Abstract algebra. proving things about U(n)

[cap.r]

Homework Statement

prove that if g is in Z*_n then g^2=1, so g has order 2 or is the identity.
show that the largest value of n for which every non identity element of Z*_n has order 2. which are these others.

Homework Equations

Z*_n = U(n) different notation it is the the group of co primes to n less than n.
For example: Z*_10 =U(10)={1,3,7,9}, with 3x7=1; 7x7=9 etc.

The Attempt at a Solution

ok the problem as 3 parts.
1) Show that for every element g in U(24), g^2 = 1.
This is easy to check by direct computation. e.g. 5x5=1, 11x11=1 etc.

2) Find all m < 24, such that every g in U(m)has the property g^2=1(mod m).
My hunch is: we must have m = 1, 2, 3, 4, 6, 8, 12
I have to show that the above statement is correct and then also
establish that for other m <24
(i.e m=5, 7, 9, 10,...,23) there is some g in U(m) for which
g^2 is *NOT* equal to 1(mod m). I need help with this part.

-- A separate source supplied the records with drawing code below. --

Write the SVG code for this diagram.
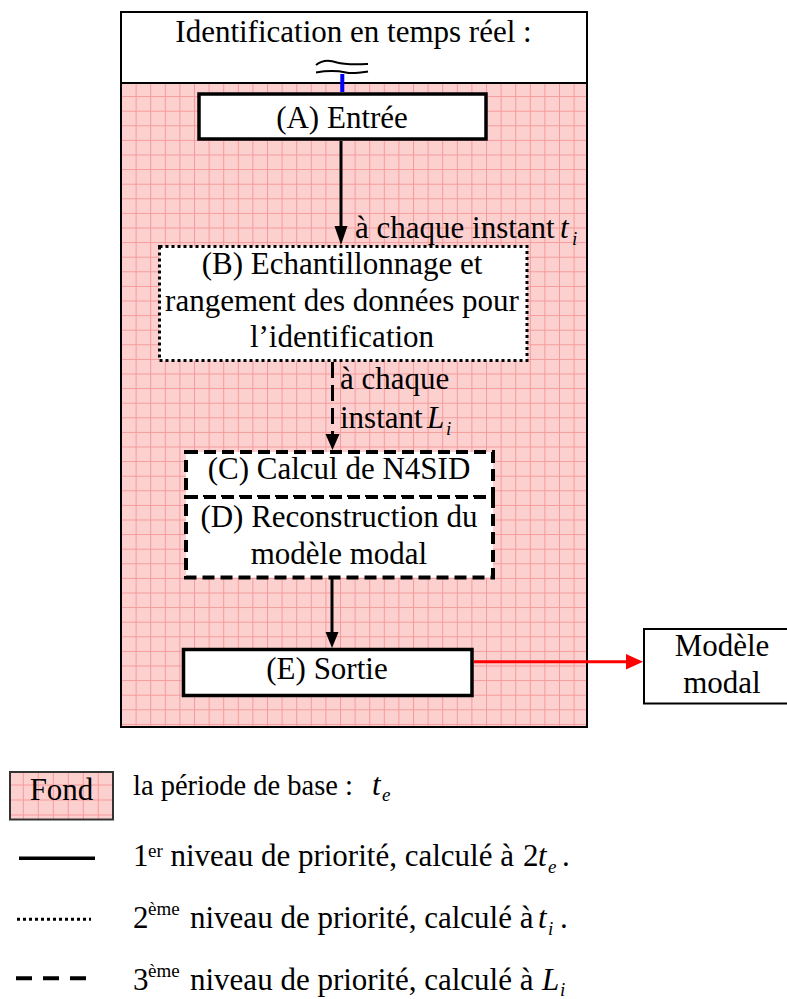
<svg xmlns="http://www.w3.org/2000/svg" width="787" height="999" viewBox="0 0 787 999">
<style>
  text { font-family: "Liberation Serif", "Times New Roman", serif; font-size: 31px; fill: #000; }
  .mid { text-anchor: middle; }
  .it { font-style: italic; }
  .sub { font-style: italic; font-size: 19px; }
  .sup { font-size: 19px; }
  .box { fill: #fff; stroke: #000; }
  .solid { stroke-width: 3.5; }
  .dotted { stroke-width: 3; stroke-dasharray: 3 3; }
  .dashed { stroke-width: 4; stroke-dasharray: 12 6; }
  .conn { fill: none; stroke: #000; stroke-width: 3; }
</style>
<defs>
  <pattern id="grid" patternUnits="userSpaceOnUse" x="121" y="81.5" width="14.6" height="14.6">
    <rect width="14.6" height="14.6" fill="#fdd0d0"/>
    <path d="M0,0.5 H14.6 M0.5,0 V14.6" stroke="#f59a9a" stroke-width="1"/>
  </pattern>
  <pattern id="grid2" patternUnits="userSpaceOnUse" x="7.8" y="769.5" width="15" height="15">
    <rect width="15" height="15" fill="#fdd0d0"/>
    <path d="M0,0.5 H15 M0.5,0 V15" stroke="#f59a9a" stroke-width="1"/>
  </pattern>
</defs>

<rect width="787" height="999" fill="#fff"/>

<g id="frame">
  <rect x="121" y="83" width="466" height="644" fill="url(#grid)"/>
  <rect x="121" y="12" width="466" height="71" fill="#fff"/>
  <rect x="121" y="12" width="466" height="715" fill="none" stroke="#000" stroke-width="2"/>
  <line x1="121" y1="83" x2="587" y2="83" stroke="#000" stroke-width="2"/>
  <text class="mid" x="353.5" y="42">Identification en temps réel :</text>
  <path d="M316,65 C322,60 330,60 337,62.5 C345,65 355,64.5 368,64" fill="none" stroke="#000" stroke-width="2"/>
  <path d="M316,72.5 C330,70 339,71 346,72.5 C352,74 358,73 368,71.5" fill="none" stroke="#000" stroke-width="2"/>
  <line x1="342.3" y1="74" x2="342.3" y2="92" stroke="#0000ff" stroke-width="4"/>
</g>

<g id="connectors">
  <line class="conn" x1="341" y1="141" x2="341" y2="228"/>
  <polygon points="334.5,226 347.5,226 341,245" fill="#000"/>
  <line class="conn" x1="332.5" y1="362" x2="332.5" y2="436" stroke-width="4" stroke-dasharray="16 7"/>
  <polygon points="325.5,434 339.5,434 332.5,450" fill="#000"/>
  <line class="conn" x1="332" y1="579" x2="332" y2="634"/>
  <polygon points="325.5,632 338.5,632 332,648" fill="#000"/>
  <line x1="474" y1="661.7" x2="628" y2="661.7" stroke="#ff0000" stroke-width="3"/>
  <polygon points="626,654 626,669.4 643,661.7" fill="#ff0000"/>
  <text x="355" y="238">à chaque instant</text>
  <text class="it" x="560" y="238">t</text>
  <text class="sub" x="572" y="245">i</text>
  <text x="340" y="389">à chaque</text>
  <text x="340" y="428">instant</text>
  <text class="it" x="427" y="428">L</text>
  <text class="sub" x="446" y="435">i</text>
</g>

<g id="nodeA">
  <rect class="box solid" x="199" y="94" width="287" height="45"/>
  <text class="mid" x="342" y="128">(A) Entrée</text>
</g>

<g id="nodeB">
  <rect class="box dotted" x="159.5" y="246.5" width="367.5" height="114"/>
  <text class="mid" x="342" y="274">(B) Echantillonnage et</text>
  <text class="mid" x="342" y="310.5">rangement des données pour</text>
  <text class="mid" x="342" y="347">l’identification</text>
</g>

<g id="nodeC">
  <rect class="box dashed" x="186" y="452" width="307" height="45"/>
  <text class="mid" x="339" y="479">(C) Calcul de N4SID</text>
</g>

<g id="nodeD">
  <rect class="box dashed" x="186" y="497" width="307" height="80.5" fill="none"/>
  <text class="mid" x="339" y="527">(D) Reconstruction du</text>
  <text class="mid" x="339" y="564">modèle modal</text>
</g>

<g id="nodeE">
  <rect class="box solid" x="183.5" y="649.5" width="288.5" height="46"/>
  <text class="mid" x="327" y="679">(E) Sortie</text>
</g>

<g id="model">
  <rect x="644" y="629" width="160" height="74.5" fill="#fff" stroke="#000" stroke-width="2"/>
  <text class="mid" x="722" y="656">Modèle</text>
  <text class="mid" x="722" y="693">modal</text>
</g>

<g id="legend">
  <rect x="10" y="772" width="103" height="47.5" fill="url(#grid2)" stroke="#333" stroke-width="2"/>
  <text class="mid" x="61.5" y="800">Fond</text>
  <text x="133" y="795" style="font-size:28.5px">la période de base :</text>
  <text class="it" x="372" y="795">t</text>
  <text class="sub" x="382" y="801">e</text>

  <line x1="19" y1="858.3" x2="95" y2="858.3" stroke="#000" stroke-width="3.4"/>
  <text x="133" y="866">1</text>
  <text class="sup" x="148" y="857">er</text>
  <text x="170.5" y="866">niveau de priorité, calculé à</text>
  <text x="523" y="866">2</text>
  <text class="it" x="538" y="866">t</text>
  <text class="sub" x="548" y="873">e</text>
  <text x="562" y="866">.</text>

  <line x1="17" y1="919.3" x2="91" y2="919.3" stroke="#000" stroke-width="3" stroke-dasharray="3 3"/>
  <text x="133" y="928">2</text>
  <text class="sup" x="148" y="915">ème</text>
  <text x="190" y="928">niveau de priorité, calculé à</text>
  <text class="it" x="538" y="928">t</text>
  <text class="sub" x="548" y="935">i</text>
  <text x="560" y="928">.</text>

  <line x1="16" y1="978.3" x2="86" y2="978.3" stroke="#000" stroke-width="4" stroke-dasharray="16 11"/>
  <text x="133" y="990">3</text>
  <text class="sup" x="148" y="977">ème</text>
  <text x="190" y="990">niveau de priorité, calculé à</text>
  <text class="it" x="542" y="990">L</text>
  <text class="sub" x="560" y="996">i</text>
</g>
</svg>
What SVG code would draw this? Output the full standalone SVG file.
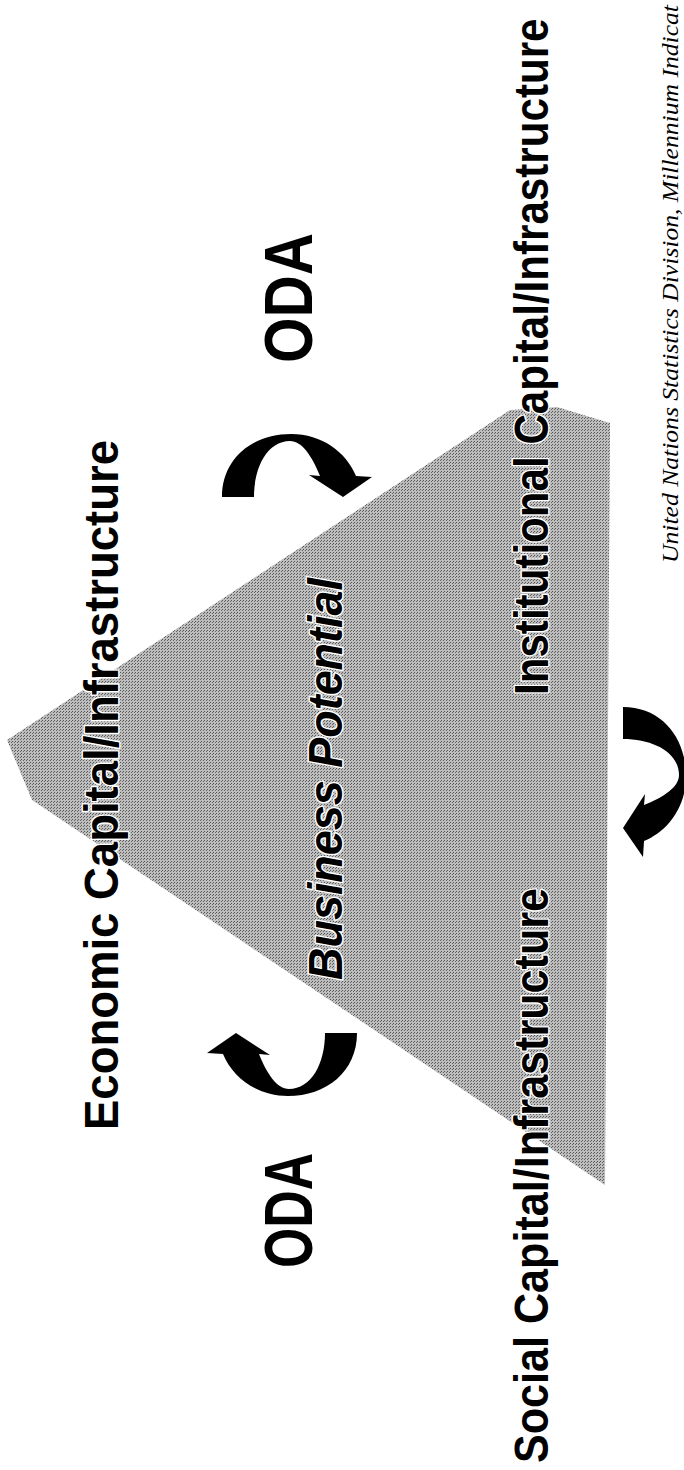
<svg xmlns="http://www.w3.org/2000/svg" width="684" height="1470" viewBox="0 0 684 1470">
  <style>
    .lbl { font-family: "Liberation Sans", Arial, sans-serif; font-weight: bold; fill: #000; stroke: #fff; stroke-width: 3; paint-order: stroke; stroke-linejoin: round; }
    .ital { font-style: italic; }
    .src { font-family: "Liberation Serif", "Times New Roman", serif; font-style: italic; fill: #000; }
    .arrow { fill: #000; }
  </style>
  <defs>
    <pattern id="stipple" width="3" height="3" patternUnits="userSpaceOnUse">
      <rect width="3" height="3" fill="#bdbdbd"/>
      <rect x="0" y="0" width="1" height="1" fill="#555"/>
      <rect x="2" y="1" width="1" height="1" fill="#666"/>
    </pattern>
    <path id="curvedArrow" d="M 222,497 C 222,458 253,434 291,434 C 322,434 346,452 356,476 L 372,477 L 343,497 L 309,475 L 320,476 C 312,456 302,441 290,441 C 268,441 254,466 254,497 Z"/>
  </defs>
  <rect width="684" height="1470" fill="#fff"/>

  <g id="triangle">
    <polygon points="7,740 510,410 557,407 610,423 605,1185 32,800" fill="url(#stipple)"/>
  </g>

  <g id="connectors">
    <use href="#curvedArrow" class="arrow"/>
    <use href="#curvedArrow" class="arrow" transform="rotate(180 289.5 765)"/>
    <use href="#curvedArrow" class="arrow" transform="rotate(90 317.5 802.5)"/>
  </g>

  <g id="node-economic">
    <text class="lbl" font-size="49" transform="translate(118,1130) rotate(-90)" textLength="690" lengthAdjust="spacingAndGlyphs">Economic Capital/Infrastructure</text>
  </g>
  <g id="node-business">
    <text class="lbl ital" font-size="49" transform="translate(342,980) rotate(-90)" textLength="402" lengthAdjust="spacingAndGlyphs">Business Potential</text>
  </g>
  <g id="node-institutional">
    <text class="lbl" font-size="49" transform="translate(548,695) rotate(-90) scale(0.86,1)">Institutional Capital/Infrastructure</text>
  </g>
  <g id="node-social">
    <text class="lbl" font-size="49" transform="translate(548,1463) rotate(-90)" textLength="575" lengthAdjust="spacingAndGlyphs">Social Capital/Infrastructure</text>
  </g>
  <g id="label-oda-top">
    <text class="lbl" font-size="68" transform="translate(312,363) rotate(-90)" textLength="130" lengthAdjust="spacingAndGlyphs">ODA</text>
  </g>
  <g id="label-oda-bottom">
    <text class="lbl" font-size="68" transform="translate(312,1268) rotate(-90)" textLength="115" lengthAdjust="spacingAndGlyphs">ODA</text>
  </g>
  <g id="source">
    <text class="src" font-size="24" transform="translate(678,563) rotate(-90)" textLength="558" lengthAdjust="spacingAndGlyphs">United Nations Statistics Division, Millennium Indicat</text>
  </g>
</svg>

3) The third part is to show that:
for all m > 24, there is a g in U(m) such that
g^2 is *NOT* equal to 1(mod m).
dont' know how to do this part either. but i think getting part 2 will help with this part.

 

[cap.r]

just bumping this hoping to get more views. I am still stuck and not sure how to proceed.

 

[cap.r]

ok so I have noticed that the only numbers that posses this property are number where U(n) is a set of only primes. for example U(9) includes 4. and 2^2 is not 1 mod 9. but the numbers 12,8,6,4,2 all have the property that their U(n) ring contains only prime numbers and thus they posses the desired property. but I don't know how to prove this.

also I need to show that the U(n) for any number greater than 24 always contains a non prime number. i feel like i can do this, but the fact that all the elements in U(n) must be prime is what still needs to be proven.